- _Request_: Take from the listing each line that has the string "diagram".

- _Data supplied_:
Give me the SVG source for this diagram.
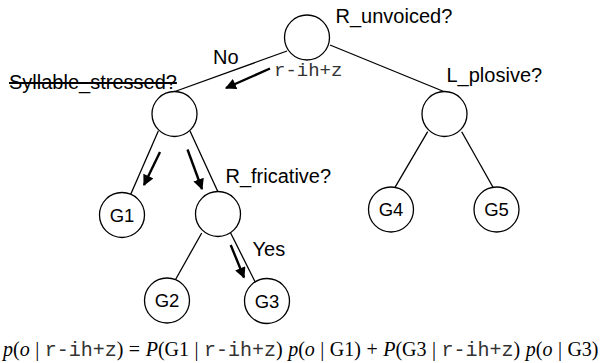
<svg xmlns="http://www.w3.org/2000/svg" width="600" height="363" viewBox="0 0 600 363">
<defs>
<marker id="ah" viewBox="0 0 10 10" refX="9" refY="5" markerWidth="4.8" markerHeight="4.6" markerUnits="strokeWidth" orient="auto">
<path d="M0,0 L10,5 L0,10 z" fill="#000"/>
</marker>
<style>
.node circle{fill:#fff;stroke:#000;stroke-width:1.3}
.edge{stroke:#000;stroke-width:1.3;fill:none}
.arrow{stroke:#000;stroke-width:2.4;fill:none;marker-end:url(#ah)}
.lbl{font-family:"Liberation Sans",Arial,sans-serif;font-size:20px;fill:#000}
.g{font-family:"Liberation Sans",Arial,sans-serif;font-size:18.5px;fill:#000;text-anchor:middle}
.mono{font-family:"Liberation Mono","Courier New",monospace;fill:#333}
.f{font-family:"Liberation Serif","Times New Roman",serif;font-size:20px;fill:#000;word-spacing:0.5px}
.it{font-style:italic}
</style>
</defs>
<g id="connectors">
<line class="edge" x1="287" y1="51" x2="173.5" y2="92"/>
<line class="edge" x1="330" y1="45" x2="445" y2="92"/>
<line class="edge" x1="158.3" y1="131" x2="130" y2="196"/>
<line class="edge" x1="190" y1="131" x2="218" y2="192"/>
<line class="edge" x1="201.7" y1="233" x2="175.7" y2="279.3"/>
<line class="edge" x1="230" y1="231.7" x2="255.7" y2="283"/>
<line class="edge" x1="427.7" y1="131.7" x2="395" y2="187.3"/>
<line class="edge" x1="461.7" y1="131.7" x2="493" y2="187.3"/>
<line class="arrow" x1="270" y1="68.5" x2="226" y2="88"/>
<line class="arrow" x1="160" y1="152" x2="144" y2="185"/>
<line class="arrow" x1="187.5" y1="149.5" x2="202" y2="189"/>
<line class="arrow" x1="230.7" y1="245" x2="244" y2="277.5"/>
</g>
<g id="root" class="node"><circle cx="307" cy="37.5" r="22.5"/><text class="lbl" x="335.5" y="23">R_unvoiced?</text></g>
<g id="syllable" class="node"><circle cx="174.5" cy="114" r="22.5"/><text class="lbl" x="9" y="89" text-decoration="line-through">Syllable_stressed?</text></g>
<g id="plosive" class="node"><circle cx="444.5" cy="114" r="22.5"/><text class="lbl" x="446.5" y="81.5">L_plosive?</text></g>
<g id="fricative" class="node"><circle cx="218" cy="214" r="22.5"/><text class="lbl" x="225.5" y="183">R_fricative?</text></g>
<g id="G1" class="node"><circle cx="122" cy="215" r="22.5"/><text class="g" x="122" y="221.5">G1</text></g>
<g id="G2" class="node"><circle cx="167" cy="300.5" r="22.5"/><text class="g" x="167" y="307">G2</text></g>
<g id="G3" class="node"><circle cx="267" cy="301" r="22.5"/><text class="g" x="267" y="307.5">G3</text></g>
<g id="G4" class="node"><circle cx="391" cy="209.5" r="22.5"/><text class="g" x="391" y="216">G4</text></g>
<g id="G5" class="node"><circle cx="496.5" cy="209.5" r="22.5"/><text class="g" x="496.5" y="216">G5</text></g>
<text class="lbl" x="213" y="64">No</text>
<text class="lbl mono" x="274" y="76" style="font-size:19px">r-ih+z</text>
<text class="lbl" x="252.5" y="256">Yes</text>
<text class="f" x="3" y="356"><tspan class="it">p</tspan>(<tspan class="it">o</tspan> | <tspan class="mono">r-ih+z</tspan>) = <tspan class="it">P</tspan>(G1 | <tspan class="mono">r-ih+z</tspan>) <tspan class="it">p</tspan>(<tspan class="it">o</tspan> | G1) + <tspan class="it">P</tspan>(G3 | <tspan class="mono">r-ih+z</tspan>) <tspan class="it">p</tspan>(<tspan class="it">o</tspan> | G3)</text>
</svg>
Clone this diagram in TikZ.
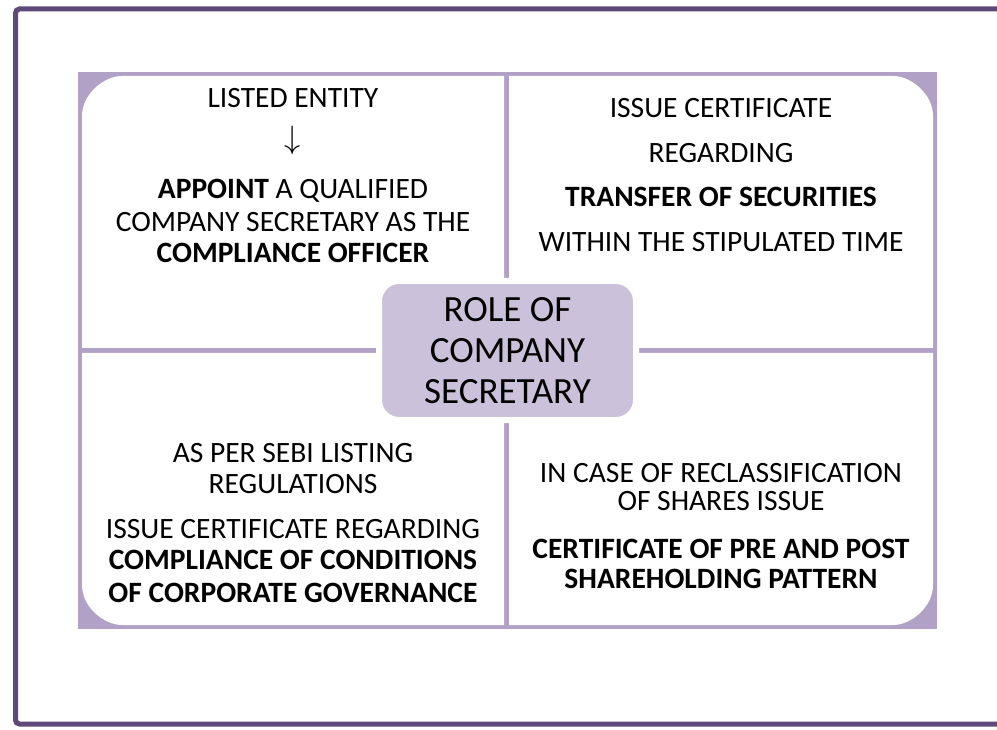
\documentclass[tikz,border=0pt]{standalone}
\usepackage{fontspec}
\setmainfont{Carlito}
\definecolor{frameviolet}{RGB}{95,73,122}
\definecolor{lavender}{RGB}{178,161,199}
\definecolor{hubfill}{RGB}{204,193,218}

\begin{document}
\begin{tikzpicture}[
		x=1pt, y=-1pt,
		frame/.style={draw=frameviolet, line width=5pt, rounded corners=4pt},
		quad/.style={fill=white},
		txt/.style={anchor=base, inner sep=0pt, font=\fontsize{29.5}{33}\selectfont},
		hub/.style={draw=white, line width=6pt, fill=hubfill, rounded corners=20pt,
			align=center, inner sep=0pt, font=\fontsize{37}{41}\selectfont,
			minimum width=257pt, minimum height=139pt}
		]
		
		\useasboundingbox (0,0) rectangle (997,730);
		\clip (0,0) rectangle (997,730);
		
		% --------------------------------------------------
		% Outer frame (right side runs off the page)
		% --------------------------------------------------
		\draw[frame] (1020,9) -- (15.5,9) -- (15.5,724) -- (1020,724);
		
		% --------------------------------------------------
		% Quadrant panel
		% --------------------------------------------------
		\fill[lavender] (78,72) rectangle (937,629);
		
		% top left
		\fill[quad] (504,348) -- (82,348) -- (82,116)
			.. controls (82,94) and (104,76) .. (122,76) -- (504,76) -- cycle;
		% top right
		\fill[quad] (509,348) -- (933,348) -- (933,116)
			.. controls (933,94) and (911,76) .. (893,76) -- (509,76) -- cycle;
		% bottom left
		\fill[quad] (504,353) -- (82,353) -- (82,585)
			.. controls (82,607) and (104,625) .. (122,625) -- (504,625) -- cycle;
		% bottom right
		\fill[quad] (509,353) -- (933,353) -- (933,585)
			.. controls (933,607) and (911,625) .. (893,625) -- (509,625) -- cycle;
		
		% --------------------------------------------------
		% Top left text
		% --------------------------------------------------
		\node[txt] (tlA) at (293,108) {LISTED ENTITY};
		\node[txt] (tlArrow) at (293,149) {\scalebox{1.3}{$\downarrow$}};
		\node[txt] (tlB) at (293,199) {\textbf{APPOINT} A QUALIFIED};
		\node[txt] (tlC) at (293,232) {COMPANY SECRETARY AS THE};
		\node[txt] (tlD) at (293,263) {\textbf{COMPLIANCE OFFICER}};
		
		% --------------------------------------------------
		% Top right text
		% --------------------------------------------------
		\node[txt] (trA) at (721,118) {ISSUE CERTIFICATE};
		\node[txt] (trB) at (721,163) {REGARDING};
		\node[txt] (trC) at (721,207) {\textbf{TRANSFER OF SECURITIES}};
		\node[txt] (trD) at (721,252) {WITHIN THE STIPULATED TIME};
		
		% --------------------------------------------------
		% Bottom left text
		% --------------------------------------------------
		\node[txt] (blA) at (293,462) {AS PER SEBI LISTING};
		\node[txt] (blB) at (293,493) {REGULATIONS};
		\node[txt] (blC) at (293,538) {ISSUE CERTIFICATE REGARDING};
		\node[txt] (blD) at (293,569) {\textbf{COMPLIANCE OF CONDITIONS}};
		\node[txt] (blE) at (293,602) {\textbf{OF CORPORATE GOVERNANCE}};
		
		% --------------------------------------------------
		% Bottom right text
		% --------------------------------------------------
		\node[txt] (brA) at (721,482) {IN CASE OF RECLASSIFICATION};
		\node[txt] (brB) at (721,510) {OF SHARES ISSUE};
		\node[txt] (brC) at (721,558) {\textbf{CERTIFICATE OF PRE AND POST}};
		\node[txt] (brD) at (721,588) {\textbf{SHAREHOLDING PATTERN}};
		
		% --------------------------------------------------
		% Centre
		% --------------------------------------------------
		\node[hub] (role) at (507.5,350.5) {ROLE OF\\COMPANY\\SECRETARY};
		
	\end{tikzpicture}
\end{document}
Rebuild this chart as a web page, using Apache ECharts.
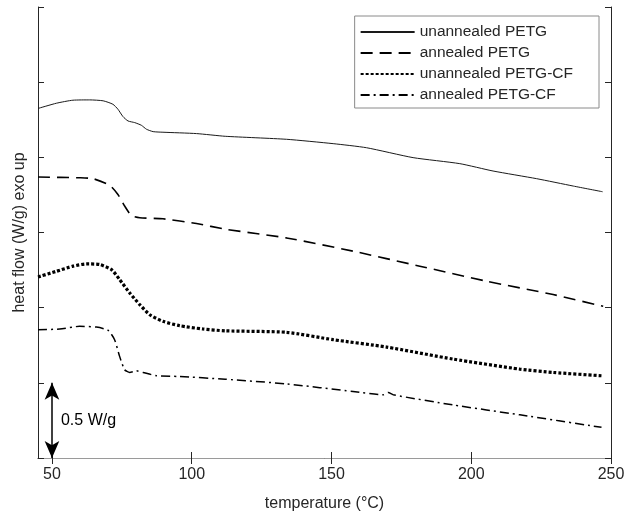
<!DOCTYPE html>
<html>
<head>
<meta charset="utf-8">
<script src="https://cdn.jsdelivr.net/npm/echarts@6/dist/echarts.min.js"></script>
<style>
  html, body { margin: 0; padding: 0; background: #fff; }
  #chart { width: 628px; height: 521px; }
</style>
</head>
<body>
<div id="chart"></div>
<script>
// DSC traces, temperature in °C, heat flow in W/g (offset curves)
var seriesNames = ['unannealed PETG', 'annealed PETG', 'unannealed PETG-CF', 'annealed PETG-CF'];

var tempUPETG = [45, 51.6, 57.5, 63.5, 68.3, 71.8, 73.6, 75.4, 77.2, 79.6, 82, 83.8, 86.2, 89.7, 101.7, 112, 133.9, 150.6, 162.5, 179.2, 195.9, 207.8, 223.4, 236.5, 247];
var heatUPETG = [2.325, 2.36, 2.38, 2.382, 2.376, 2.353, 2.32, 2.271, 2.242, 2.231, 2.213, 2.187, 2.171, 2.167, 2.158, 2.14, 2.12, 2.091, 2.064, 1.998, 1.958, 1.909, 1.858, 1.809, 1.771];

var tempAPETG = [45, 59.9, 64.7, 70.7, 73.6, 76, 78.4, 81.4, 89.7, 101.7, 112, 133.9, 157.7, 181.6, 205.5, 229.3, 247.2];
var heatAPETG = [1.869, 1.864, 1.858, 1.813, 1.753, 1.676, 1.613, 1.598, 1.591, 1.56, 1.522, 1.464, 1.376, 1.276, 1.176, 1.087, 1.009];

var tempUCF = [45, 51.6, 57.5, 62.3, 67.1, 71.3, 74.2, 77.8, 81.4, 85, 89.7, 95.7, 104, 112, 133.9, 150.6, 169.7, 193.5, 217.4, 229.3, 246.6];
var heatUCF = [1.204, 1.242, 1.276, 1.291, 1.287, 1.253, 1.187, 1.098, 1.02, 0.953, 0.909, 0.88, 0.858, 0.846, 0.836, 0.787, 0.738, 0.658, 0.591, 0.569, 0.547];

var tempACF = [45, 52.8, 59.9, 65.9, 70.1, 72.4, 74.2, 76, 77.8, 80.2, 82.6, 87.4, 95.7, 112, 133.9, 157.7, 168.5, 170.3, 172.1, 193.5, 217.4, 246.6];
var heatACF = [0.853, 0.858, 0.876, 0.871, 0.849, 0.787, 0.676, 0.587, 0.569, 0.58, 0.569, 0.547, 0.542, 0.524, 0.493, 0.442, 0.42, 0.436, 0.42, 0.353, 0.287, 0.204];

var xTicks = [50, 100, 150, 200, 250];
var scaleBarTemp = 50;
var scaleBarSize = 0.5;

function pairs(xs, ys) {
  return xs.map(function (x, i) { return [x, ys[i]]; });
}

var font = 'Liberation Sans, Arial, sans-serif';
var axisColor = '#262626';

var chart = echarts.init(document.getElementById('chart'), null, { renderer: 'canvas' });

var option = {
  animation: false,
  backgroundColor: '#fff',
  textStyle: { fontFamily: font },
  grid: { left: 38, right: 17, top: 7, bottom: 63 },
  legend: {
    orient: 'vertical',
    right: 29,
    top: 16,
    itemWidth: 54,
    itemHeight: 16,
    itemGap: 5,
    padding: [8, 26, 5, 5],
    borderColor: '#8a8a8a',
    borderWidth: 1,
    backgroundColor: '#fff',
    itemStyle: { opacity: 0 },
    textStyle: { fontFamily: font, fontSize: 15.5, color: '#262626' },
    data: seriesNames
  },
  xAxis: [{
    type: 'value',
    min: 45,
    max: 250,
    name: 'temperature (°C)',
    nameLocation: 'middle',
    nameGap: 38,
    nameTextStyle: { fontFamily: font, fontSize: 16, color: axisColor },
    axisLine: { lineStyle: { color: axisColor, width: 1 } },
    axisTick: { inside: true, length: 6, customValues: xTicks, lineStyle: { color: axisColor } },
    axisLabel: { customValues: xTicks, fontFamily: font, fontSize: 16, color: axisColor, margin: 9 },
    splitLine: { show: false }
  }, {
    type: 'value',
    position: 'top',
    min: 45,
    max: 250,
    axisLine: { show: true, lineStyle: { color: '#9a9a9a', width: 1 } },
    axisTick: { inside: true, length: 6, customValues: xTicks, lineStyle: { color: axisColor } },
    axisLabel: { show: false },
    splitLine: { show: false }
  }],
  yAxis: [{
    type: 'value',
    min: 0,
    max: 3,
    interval: 0.5,
    name: 'heat flow (W/g) exo up',
    nameLocation: 'middle',
    nameRotate: 90,
    nameGap: 10,
    nameTextStyle: { fontFamily: font, fontSize: 16, color: axisColor },
    axisLine: { show: true, lineStyle: { color: axisColor, width: 1 } },
    axisTick: { show: true, inside: true, length: 6, lineStyle: { color: axisColor } },
    axisLabel: { show: false },
    splitLine: { show: false }
  }, {
    type: 'value',
    position: 'right',
    min: 0,
    max: 3,
    interval: 0.5,
    axisLine: { show: true, lineStyle: { color: axisColor, width: 1 } },
    axisTick: { show: true, inside: true, length: 6, lineStyle: { color: axisColor } },
    axisLabel: { show: false },
    splitLine: { show: false }
  }],
  series: [{
    name: seriesNames[0],
    type: 'line',
    symbol: 'none',
    smooth: 0.2,
    color: '#1a1a1a',
    lineStyle: { color: '#1a1a1a', width: 1 },
    data: pairs(tempUPETG, heatUPETG)
  }, {
    name: seriesNames[1],
    type: 'line',
    symbol: 'none',
    smooth: 0.2,
    color: '#000',
    lineStyle: { color: '#000', width: 1.6, type: [12, 7] },
    data: pairs(tempAPETG, heatAPETG)
  }, {
    name: seriesNames[2],
    type: 'line',
    symbol: 'none',
    smooth: 0.2,
    color: '#000',
    lineStyle: { color: '#000', width: 3.2, type: [3, 2], cap: 'butt' },
    data: pairs(tempUCF, heatUCF)
  }, {
    name: seriesNames[3],
    type: 'line',
    symbol: 'none',
    smooth: 0.2,
    color: '#000',
    lineStyle: { color: '#000', width: 1.5, type: [9, 4, 2, 4] },
    data: pairs(tempACF, heatACF),
    markLine: {
      silent: true,
      symbol: ['arrow', 'arrow'],
      symbolSize: [11, 17],
      lineStyle: { color: '#000', width: 1.5, type: 'solid' },
      label: { show: false },
      data: [[{ coord: [scaleBarTemp, 0] }, { coord: [scaleBarTemp, scaleBarSize] }]]
    },
    markPoint: {
      silent: true,
      symbol: 'circle',
      symbolSize: 0,
      label: {
        show: true,
        position: 'right',
        distance: 9,
        formatter: '0.5 W/g',
        fontFamily: font,
        fontSize: 16,
        color: '#000'
      },
      data: [{ coord: [scaleBarTemp, scaleBarSize / 2] }]
    }
  }]
};

chart.setOption(option);
</script>
</body>
</html>
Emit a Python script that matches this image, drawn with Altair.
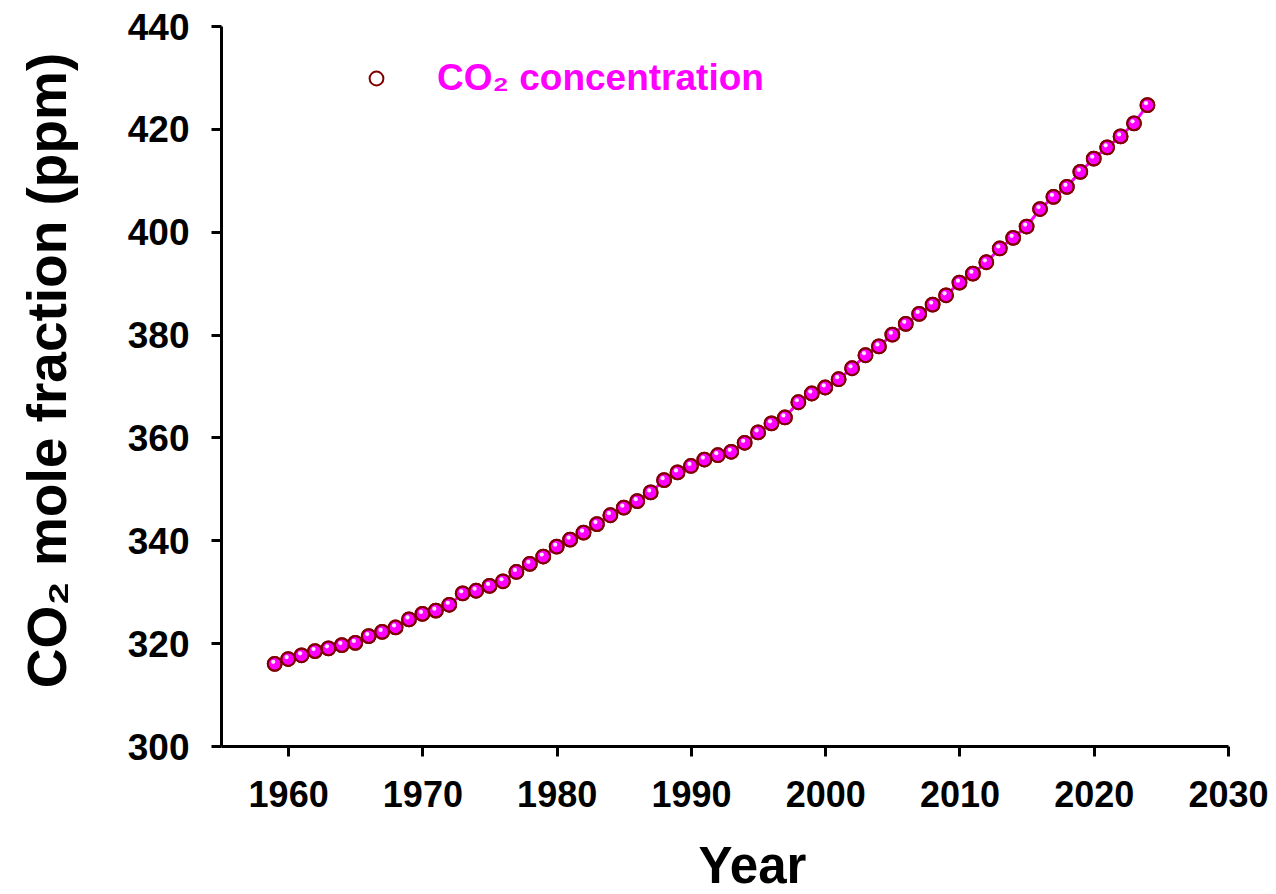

- _Correct output_:
Give me the SVG source for this diagram.
Clone this diagram in TikZ.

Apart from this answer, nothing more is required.